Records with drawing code
───
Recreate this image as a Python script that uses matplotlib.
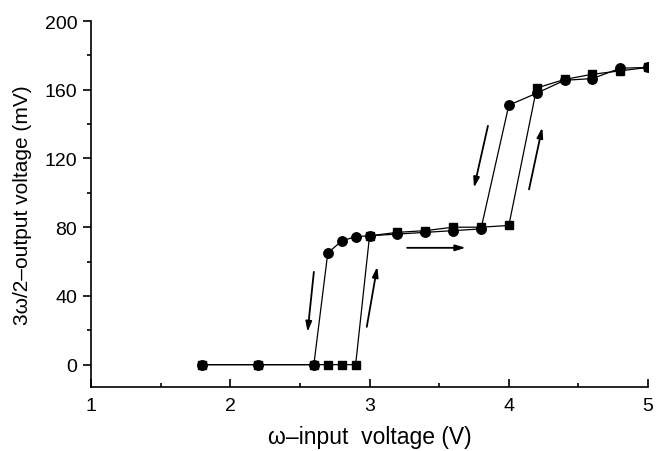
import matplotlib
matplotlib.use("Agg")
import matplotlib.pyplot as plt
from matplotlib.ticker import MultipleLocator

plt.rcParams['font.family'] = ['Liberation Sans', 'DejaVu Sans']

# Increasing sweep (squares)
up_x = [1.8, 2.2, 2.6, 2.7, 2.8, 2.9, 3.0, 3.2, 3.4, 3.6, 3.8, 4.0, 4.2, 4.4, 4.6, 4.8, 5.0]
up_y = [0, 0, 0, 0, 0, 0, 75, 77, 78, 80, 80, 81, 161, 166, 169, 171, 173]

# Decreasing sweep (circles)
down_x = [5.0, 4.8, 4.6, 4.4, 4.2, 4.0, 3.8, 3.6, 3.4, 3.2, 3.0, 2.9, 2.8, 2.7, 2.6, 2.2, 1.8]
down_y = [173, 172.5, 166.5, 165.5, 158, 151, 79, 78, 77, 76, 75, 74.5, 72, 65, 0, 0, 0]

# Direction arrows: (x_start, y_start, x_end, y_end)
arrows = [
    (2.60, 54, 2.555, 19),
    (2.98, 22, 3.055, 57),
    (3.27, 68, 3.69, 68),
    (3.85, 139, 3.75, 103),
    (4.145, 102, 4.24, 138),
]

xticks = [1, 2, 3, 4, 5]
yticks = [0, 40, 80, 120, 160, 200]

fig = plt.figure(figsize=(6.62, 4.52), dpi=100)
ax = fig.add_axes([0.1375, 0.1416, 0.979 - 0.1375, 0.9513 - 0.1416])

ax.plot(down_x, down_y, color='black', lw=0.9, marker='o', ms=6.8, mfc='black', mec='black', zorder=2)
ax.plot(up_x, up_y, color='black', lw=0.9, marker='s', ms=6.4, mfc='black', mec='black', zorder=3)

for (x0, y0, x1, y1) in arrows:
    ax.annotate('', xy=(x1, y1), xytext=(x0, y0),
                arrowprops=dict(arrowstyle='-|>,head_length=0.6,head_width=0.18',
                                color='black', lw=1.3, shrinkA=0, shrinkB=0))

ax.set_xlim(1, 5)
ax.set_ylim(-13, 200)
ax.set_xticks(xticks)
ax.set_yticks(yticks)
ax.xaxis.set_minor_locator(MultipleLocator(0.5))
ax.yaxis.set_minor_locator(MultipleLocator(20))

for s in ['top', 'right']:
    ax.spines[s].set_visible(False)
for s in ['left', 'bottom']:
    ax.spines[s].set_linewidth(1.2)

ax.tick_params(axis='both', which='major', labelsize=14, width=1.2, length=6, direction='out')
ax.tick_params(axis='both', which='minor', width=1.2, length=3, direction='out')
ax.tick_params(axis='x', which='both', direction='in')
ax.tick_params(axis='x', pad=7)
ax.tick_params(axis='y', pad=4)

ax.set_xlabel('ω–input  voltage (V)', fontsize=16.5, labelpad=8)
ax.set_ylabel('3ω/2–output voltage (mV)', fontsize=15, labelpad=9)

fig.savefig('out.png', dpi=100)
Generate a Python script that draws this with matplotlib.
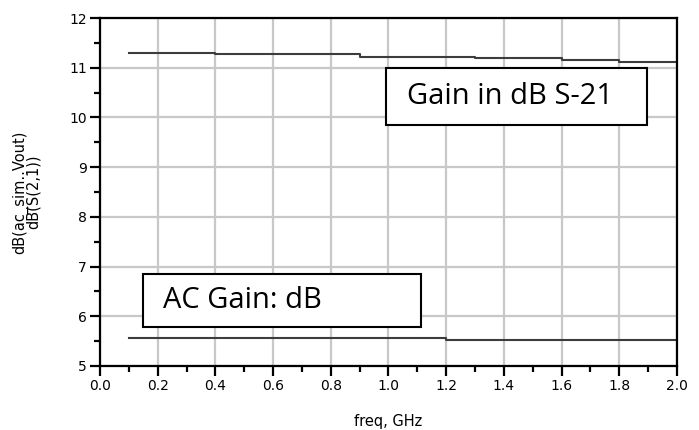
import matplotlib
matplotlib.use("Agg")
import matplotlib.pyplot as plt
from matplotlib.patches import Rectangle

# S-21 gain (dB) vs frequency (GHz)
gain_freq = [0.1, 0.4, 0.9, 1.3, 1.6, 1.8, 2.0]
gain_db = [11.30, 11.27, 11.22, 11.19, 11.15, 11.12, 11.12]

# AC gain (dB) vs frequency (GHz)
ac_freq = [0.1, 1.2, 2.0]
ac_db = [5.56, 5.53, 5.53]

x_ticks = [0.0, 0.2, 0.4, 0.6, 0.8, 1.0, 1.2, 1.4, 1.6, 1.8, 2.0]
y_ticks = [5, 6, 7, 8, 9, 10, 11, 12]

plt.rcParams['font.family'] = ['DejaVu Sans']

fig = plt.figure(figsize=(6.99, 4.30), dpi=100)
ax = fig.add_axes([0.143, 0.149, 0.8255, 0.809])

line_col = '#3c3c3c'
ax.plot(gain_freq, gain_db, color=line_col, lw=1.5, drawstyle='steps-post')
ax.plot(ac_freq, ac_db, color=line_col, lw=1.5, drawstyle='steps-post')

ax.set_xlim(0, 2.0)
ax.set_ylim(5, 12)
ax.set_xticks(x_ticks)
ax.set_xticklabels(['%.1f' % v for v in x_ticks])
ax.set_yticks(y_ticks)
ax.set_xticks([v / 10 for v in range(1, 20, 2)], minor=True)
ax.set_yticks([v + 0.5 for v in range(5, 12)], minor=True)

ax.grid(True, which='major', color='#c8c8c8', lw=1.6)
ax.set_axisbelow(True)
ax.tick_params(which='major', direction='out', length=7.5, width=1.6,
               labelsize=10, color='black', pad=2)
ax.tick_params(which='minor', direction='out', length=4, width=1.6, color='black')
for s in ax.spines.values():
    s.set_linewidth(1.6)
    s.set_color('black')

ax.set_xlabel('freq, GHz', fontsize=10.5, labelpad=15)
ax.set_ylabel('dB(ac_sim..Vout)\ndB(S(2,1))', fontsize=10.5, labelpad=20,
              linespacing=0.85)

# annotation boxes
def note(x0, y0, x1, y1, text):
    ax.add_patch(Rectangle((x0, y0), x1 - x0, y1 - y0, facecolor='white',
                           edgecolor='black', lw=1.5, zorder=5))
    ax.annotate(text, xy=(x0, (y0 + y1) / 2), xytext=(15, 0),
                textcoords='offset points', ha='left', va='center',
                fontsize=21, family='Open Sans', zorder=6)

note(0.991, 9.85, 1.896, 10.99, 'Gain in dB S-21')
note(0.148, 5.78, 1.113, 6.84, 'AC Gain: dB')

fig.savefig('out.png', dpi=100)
───
* **Brief**
Repeat the entries exactly. Pictures are excluded from the copy.

* **Solution for this exercise**
Recreate this image as a Python script that uses matplotlib.
import matplotlib
matplotlib.use("Agg")
import matplotlib.pyplot as plt
from matplotlib.ticker import MultipleLocator

plt.rcParams['font.family'] = ['Liberation Sans', 'DejaVu Sans']

# Increasing sweep (squares)
up_x = [1.8, 2.2, 2.6, 2.7, 2.8, 2.9, 3.0, 3.2, 3.4, 3.6, 3.8, 4.0, 4.2, 4.4, 4.6, 4.8, 5.0]
up_y = [0, 0, 0, 0, 0, 0, 75, 77, 78, 80, 80, 81, 161, 166, 169, 171, 173]

# Decreasing sweep (circles)
down_x = [5.0, 4.8, 4.6, 4.4, 4.2, 4.0, 3.8, 3.6, 3.4, 3.2, 3.0, 2.9, 2.8, 2.7, 2.6, 2.2, 1.8]
down_y = [173, 172.5, 166.5, 165.5, 158, 151, 79, 78, 77, 76, 75, 74.5, 72, 65, 0, 0, 0]

# Direction arrows: (x_start, y_start, x_end, y_end)
arrows = [
    (2.60, 54, 2.555, 19),
    (2.98, 22, 3.055, 57),
    (3.27, 68, 3.69, 68),
    (3.85, 139, 3.75, 103),
    (4.145, 102, 4.24, 138),
]

xticks = [1, 2, 3, 4, 5]
yticks = [0, 40, 80, 120, 160, 200]

fig = plt.figure(figsize=(6.62, 4.52), dpi=100)
ax = fig.add_axes([0.1375, 0.1416, 0.979 - 0.1375, 0.9513 - 0.1416])

ax.plot(down_x, down_y, color='black', lw=0.9, marker='o', ms=6.8, mfc='black', mec='black', zorder=2)
ax.plot(up_x, up_y, color='black', lw=0.9, marker='s', ms=6.4, mfc='black', mec='black', zorder=3)

for (x0, y0, x1, y1) in arrows:
    ax.annotate('', xy=(x1, y1), xytext=(x0, y0),
                arrowprops=dict(arrowstyle='-|>,head_length=0.6,head_width=0.18',
                                color='black', lw=1.3, shrinkA=0, shrinkB=0))

ax.set_xlim(1, 5)
ax.set_ylim(-13, 200)
ax.set_xticks(xticks)
ax.set_yticks(yticks)
ax.xaxis.set_minor_locator(MultipleLocator(0.5))
ax.yaxis.set_minor_locator(MultipleLocator(20))

for s in ['top', 'right']:
    ax.spines[s].set_visible(False)
for s in ['left', 'bottom']:
    ax.spines[s].set_linewidth(1.2)

ax.tick_params(axis='both', which='major', labelsize=14, width=1.2, length=6, direction='out')
ax.tick_params(axis='both', which='minor', width=1.2, length=3, direction='out')
ax.tick_params(axis='x', which='both', direction='in')
ax.tick_params(axis='x', pad=7)
ax.tick_params(axis='y', pad=4)

ax.set_xlabel('ω–input  voltage (V)', fontsize=16.5, labelpad=8)
ax.set_ylabel('3ω/2–output voltage (mV)', fontsize=15, labelpad=9)

fig.savefig('out.png', dpi=100)
Generate a Python script that draws this with matplotlib.
import matplotlib
matplotlib.use("Agg")
import matplotlib.pyplot as plt
from matplotlib.patches import Rectangle

# S-21 gain (dB) vs frequency (GHz)
gain_freq = [0.1, 0.4, 0.9, 1.3, 1.6, 1.8, 2.0]
gain_db = [11.30, 11.27, 11.22, 11.19, 11.15, 11.12, 11.12]

# AC gain (dB) vs frequency (GHz)
ac_freq = [0.1, 1.2, 2.0]
ac_db = [5.56, 5.53, 5.53]

x_ticks = [0.0, 0.2, 0.4, 0.6, 0.8, 1.0, 1.2, 1.4, 1.6, 1.8, 2.0]
y_ticks = [5, 6, 7, 8, 9, 10, 11, 12]

plt.rcParams['font.family'] = ['DejaVu Sans']

fig = plt.figure(figsize=(6.99, 4.30), dpi=100)
ax = fig.add_axes([0.143, 0.149, 0.8255, 0.809])

line_col = '#3c3c3c'
ax.plot(gain_freq, gain_db, color=line_col, lw=1.5, drawstyle='steps-post')
ax.plot(ac_freq, ac_db, color=line_col, lw=1.5, drawstyle='steps-post')

ax.set_xlim(0, 2.0)
ax.set_ylim(5, 12)
ax.set_xticks(x_ticks)
ax.set_xticklabels(['%.1f' % v for v in x_ticks])
ax.set_yticks(y_ticks)
ax.set_xticks([v / 10 for v in range(1, 20, 2)], minor=True)
ax.set_yticks([v + 0.5 for v in range(5, 12)], minor=True)

ax.grid(True, which='major', color='#c8c8c8', lw=1.6)
ax.set_axisbelow(True)
ax.tick_params(which='major', direction='out', length=7.5, width=1.6,
               labelsize=10, color='black', pad=2)
ax.tick_params(which='minor', direction='out', length=4, width=1.6, color='black')
for s in ax.spines.values():
    s.set_linewidth(1.6)
    s.set_color('black')

ax.set_xlabel('freq, GHz', fontsize=10.5, labelpad=15)
ax.set_ylabel('dB(ac_sim..Vout)\ndB(S(2,1))', fontsize=10.5, labelpad=20,
              linespacing=0.85)

# annotation boxes
def note(x0, y0, x1, y1, text):
    ax.add_patch(Rectangle((x0, y0), x1 - x0, y1 - y0, facecolor='white',
                           edgecolor='black', lw=1.5, zorder=5))
    ax.annotate(text, xy=(x0, (y0 + y1) / 2), xytext=(15, 0),
                textcoords='offset points', ha='left', va='center',
                fontsize=21, family='Open Sans', zorder=6)

note(0.991, 9.85, 1.896, 10.99, 'Gain in dB S-21')
note(0.148, 5.78, 1.113, 6.84, 'AC Gain: dB')

fig.savefig('out.png', dpi=100)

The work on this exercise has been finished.